Toledo City Council failed today to overturn a line-item veto regarding federal money to three homeless shelters from Mayor Mike Bell, and then postponed a compromise on using city general fund money to help fund their operations.

The ping-ponging between the mayor and council regarding the allocation of federal Community Development Block Grant funding has gone on for weeks. It seemed close to an end today but will now go one at least another two weeks.

Earlier this month, Mayor Bell cut council out of the final piece of the decision-making process on allocating more than $6 million in Community Development Block Grant funding. Instead of waiting for a council vote of approval or allowing revisions, he sent the city’s “one-year action” plan to the U.S. Department of Housing and Urban Development.

Council subsequently passed its own plan that restored funding to three shelters - Aurora House,1035 North Superior St.; LaPosada, 435 Eastern Ave., and Family House, 669 Indiana Ave – and also for a low-income senior housing project in North Toledo. Mayor Bell used his veto power on May 22 to wipe away those changes but then just last week said it would ask council to approve taking $100,800 out of the city's austere general fund to help bail out the shelters.

Nine votes were needed to override the veto but only five voted in favor today – Councilmen Tyrone Riley, Steven Steel, Lindsay Webb, D. Michael Collins, and Mike Craig. Councilmen Shaun Enright, Paula Hicks-Hudson, Rob Ludeman, and Adam Martinez voted against overriding. Councilmen George Sarantou, Joe McNamara, and Tom Waniewski abstained.
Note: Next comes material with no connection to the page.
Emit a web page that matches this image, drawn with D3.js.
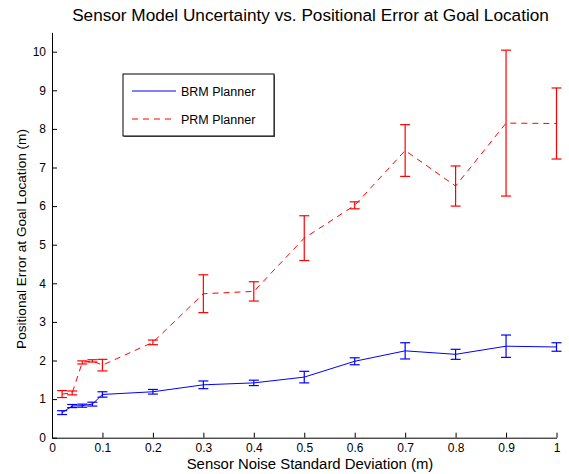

Mr. Martinez, chairman of council's neighborhoods committee, said he supports the compromise but it is being held for two weeks because of “technical issues” with the legislation in that it doesn't specify how that $108,000 would be spent.

“I am optimistic that we can find a compromise,” he said.

Under the olive-branch option offered by the Bell administration, Aurora, a shelter for homeless women and their children, would get an additional $28,634; LaPosada, a shelter for families, would get an extra $8,000, and Family House, a family shelter, would get an extra $64,166. Also under the recommendations sent to HUD, St. Paul's Community Center, 230 13th St., will get $20,500 in block-grant money -- about half of what it previously got. Family Outreach Community United Services, Inc., 283 Ashland Ave., will get $77,282 and Harbor House, a shelter for homeless and chemically dependent women at 3322 Cherry St., will get $14,700.